Abstract

This contribution starts from observing a remarkable absence of continuity in scholarly debates and discourses, in the field of theater and performance studies. Instead, our ‘debate’ seems to be hidden in a process of ongoing proliferation, moving in any kind of direction without any sense of orientation, which makes it very hard to identify a specific theatre and performance studies perspective or to identify approaches and methodologies specific to the field - something that is actually quite relevant when interdisciplinary exchange is to be a mutual affair.The problem of this wide variety of approaches is that it renders theatre and performance studies invisible as a specific practice with particular approaches. How are we to be recognized in an interdisciplinary field?
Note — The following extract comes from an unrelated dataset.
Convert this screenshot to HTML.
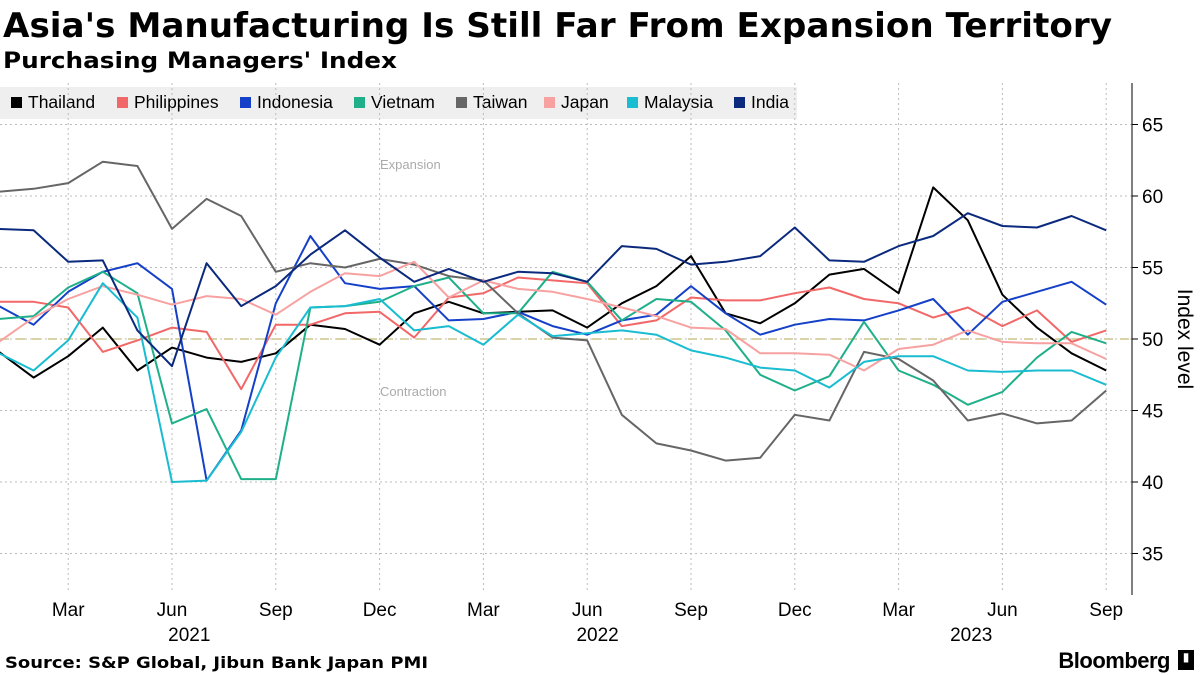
<!DOCTYPE html>
<html><head><meta charset="utf-8"><style>
body{margin:0;width:1200px;height:675px;background:#fff;font-family:"Liberation Sans",sans-serif;overflow:hidden;position:relative}
.bb{position:absolute;right:30px;top:648px;font-size:22px;font-weight:bold;letter-spacing:-0.5px}
.bbi{position:absolute;right:6px;top:650px;width:16px;height:20px;background:#000;color:#fff;font-size:12px;text-align:center}
</style></head><body>
<svg id="c" width="1200" height="675" style="position:absolute;left:0;top:0">
<text x="3" y="37" font-size="34" font-weight="bold" font-family="DejaVu Sans, sans-serif" textLength="1109" lengthAdjust="spacingAndGlyphs">Asia's Manufacturing Is Still Far From Expansion Territory</text>
<text x="3" y="68" font-size="22" font-weight="bold" font-family="DejaVu Sans, sans-serif" textLength="394" lengthAdjust="spacingAndGlyphs">Purchasing Managers' Index</text>
<text x="5" y="668" font-size="16" font-weight="bold" font-family="DejaVu Sans, sans-serif" textLength="423" lengthAdjust="spacingAndGlyphs">Source: S&amp;P Global, Jibun Bank Japan PMI</text>
</svg>
<div class="bb">Bloomberg</div>
<div class="bbi">▮</div>
<script>
const seriesNames=["Thailand","Philippines","Indonesia","Vietnam","Taiwan","Japan","Malaysia","India"];
const seriesColors=["#000000","#f26767","#1540c8","#1fb08a","#666666","#f7a1a1","#19bcd1","#0b2a7d"];
const thailand=[49.1,47.3,48.8,50.8,47.8,49.4,48.7,48.4,49.0,51.0,50.7,49.6,51.8,52.6,51.8,51.9,52.0,50.8,52.5,53.7,55.8,51.8,51.1,52.5,54.5,54.9,53.2,60.6,58.3,53.1,50.8,49.0,47.8];
const philippines=[52.6,52.6,52.2,49.1,49.9,50.8,50.5,46.5,51.0,51.0,51.8,51.9,50.1,52.9,53.2,54.3,54.1,53.9,50.9,51.3,52.9,52.7,52.7,53.2,53.6,52.8,52.5,51.5,52.2,50.9,52.0,49.8,50.6];
const indonesia=[52.3,51.0,53.3,54.7,55.3,53.5,40.1,43.6,52.5,57.2,53.9,53.5,53.7,51.3,51.4,51.9,50.9,50.3,51.3,51.7,53.7,51.8,50.3,51.0,51.4,51.3,52.0,52.8,50.3,52.6,53.3,54.0,52.4];
const vietnam=[51.4,51.6,53.6,54.7,53.2,44.1,45.1,40.2,40.2,52.2,52.3,52.6,53.7,54.3,51.8,51.8,54.7,54.0,51.3,52.8,52.6,50.6,47.5,46.4,47.4,51.2,47.8,46.8,45.4,46.3,48.7,50.5,49.7];
const taiwan=[60.3,60.5,60.9,62.4,62.1,57.7,59.8,58.6,54.7,55.3,55.0,55.6,55.2,54.4,54.1,51.8,50.1,49.9,44.7,42.7,42.2,41.5,41.7,44.7,44.3,49.1,48.6,47.1,44.3,44.8,44.1,44.3,46.4];
const japan=[49.8,51.5,52.8,53.7,53.1,52.4,53.0,52.8,51.7,53.3,54.6,54.4,55.4,52.9,54.1,53.5,53.3,52.8,52.2,51.6,50.8,50.7,49.0,49.0,48.9,47.8,49.3,49.6,50.6,49.8,49.7,49.7,48.6];
const malaysia=[49.0,47.8,49.9,53.9,51.5,40.0,40.1,43.5,48.7,52.2,52.3,52.8,50.6,50.9,49.6,51.7,50.2,50.4,50.6,50.3,49.2,48.7,48.0,47.8,46.6,48.4,48.8,48.8,47.8,47.7,47.8,47.8,46.8];
const india=[57.7,57.6,55.4,55.5,50.6,48.1,55.3,52.3,53.7,55.9,57.6,55.7,54.0,54.9,54.0,54.7,54.6,54.0,56.5,56.3,55.2,55.4,55.8,57.8,55.5,55.4,56.5,57.2,58.8,57.9,57.8,58.6,57.6];
const yTicks=[35,40,45,50,55,60,65];
const xTickLabels=["Mar","Jun","Sep","Dec","Mar","Jun","Sep","Dec","Mar","Jun","Sep"];
const xTickIdx=[2,5,8,11,14,17,20,23,26,29,32];
const yearLabels=["2021","2022","2023"];
const yearIdx=[5.5,17.3,28.1];
const allSeries=[thailand,philippines,indonesia,vietnam,taiwan,japan,malaysia,india];

const svg=document.getElementById('c');const NS='http://www.w3.org/2000/svg';
const xS=i=>-1+i*34.6;
const yS=v=>339-(v-50)*14.3;
function mk(t,a){const e=document.createElementNS(NS,t);for(const k in a)e.setAttribute(k,a[k]);svg.appendChild(e);return e;}
let lb=mk('rect',{x:0,y:87,width:797,height:32,fill:'#efefef'});


const legX=[11,117,240,354,456,544,627,734];
seriesNames.forEach((n,k)=>{
 let r=mk('rect',{x:legX[k],y:97,width:11,height:11,fill:seriesColors[k]});
 
 
 let t=mk('text',{x:legX[k]+17,y:108,'font-size':17.5,fill:'#000'});t.textContent=n;
 
 
});
yTicks.forEach(v=>{
 let g=mk('line',{x1:0,x2:1132,y1:yS(v),y2:yS(v),stroke:'#bbb','stroke-dasharray':'2,3','stroke-width':1});
 
 
 let tk=mk('line',{x1:1132,x2:1138,y1:yS(v),y2:yS(v),stroke:'#000'});
 
 
 let t=mk('text',{x:1142,y:yS(v)+7,'font-size':19,fill:'#000'});t.textContent=v;
 
 
});
xTickIdx.forEach((i,k)=>{
 let g=mk('line',{x1:xS(i),x2:xS(i),y1:83,y2:592,stroke:'#bbb','stroke-dasharray':'2,3'});
 
 
 let t=mk('text',{x:xS(i),y:616,'font-size':19,fill:'#000','text-anchor':'middle'});t.textContent=xTickLabels[k];
 
 
});
yearLabels.forEach((y,k)=>{
 let t=mk('text',{x:xS(yearIdx[k]),y:641,'font-size':19,fill:'#000','text-anchor':'middle'});t.textContent=y;
 
 
});
let ax=mk('line',{x1:1132,x2:1132,y1:83,y2:595,stroke:'#000','stroke-width':1});


let yt=mk('text',{x:1178,y:339,'font-size':21,fill:'#000','text-anchor':'middle',transform:'rotate(90 1178 339)'});yt.textContent='Index level';


let ref=mk('line',{x1:0,x2:1132,y1:yS(50),y2:yS(50),stroke:'#d8d4a8','stroke-width':2,'stroke-dasharray':'9,7'});


let e1=mk('text',{x:380,y:169,'font-size':13,fill:'#aaa'});e1.textContent='Expansion';


let e2=mk('text',{x:380,y:396,'font-size':13,fill:'#aaa'});e2.textContent='Contraction';


allSeries.forEach((s,k)=>{
 const d=s.map((v,i)=>(i?'L':'M')+xS(i).toFixed(1)+','+yS(v).toFixed(1)).join(' ');
 let p=mk('path',{d:d,fill:'none',stroke:seriesColors[k],'stroke-width':2,'stroke-linejoin':'round'});
 
 
});
</script>
</body></html>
By inquiring in the practice and politics of ‘naming’, and the absence of that, this contribution addresses the current state of affairs in the theatre and performance studies field, followed by the suggestion that we should perhaps give names to our tools and concepts and methodologies, to establish debates in which we enter into discussion and actually respond to each other. This contribution deliberately seeks to move through uneasy terms like ‘tradition’ or ‘branding’, to advocate a practice of naming. Drawing on Tim Ingold’s analysis of naming practices and activities (rather than classes or categories) and Rosi Braidotti’s citationality, this invitation is not a call for ‘closing the ranks’, instead it is a plea for articulating particularity; an invitation to develop a joint, accumulative practice, in which we continue acting fugitively, but with a plan.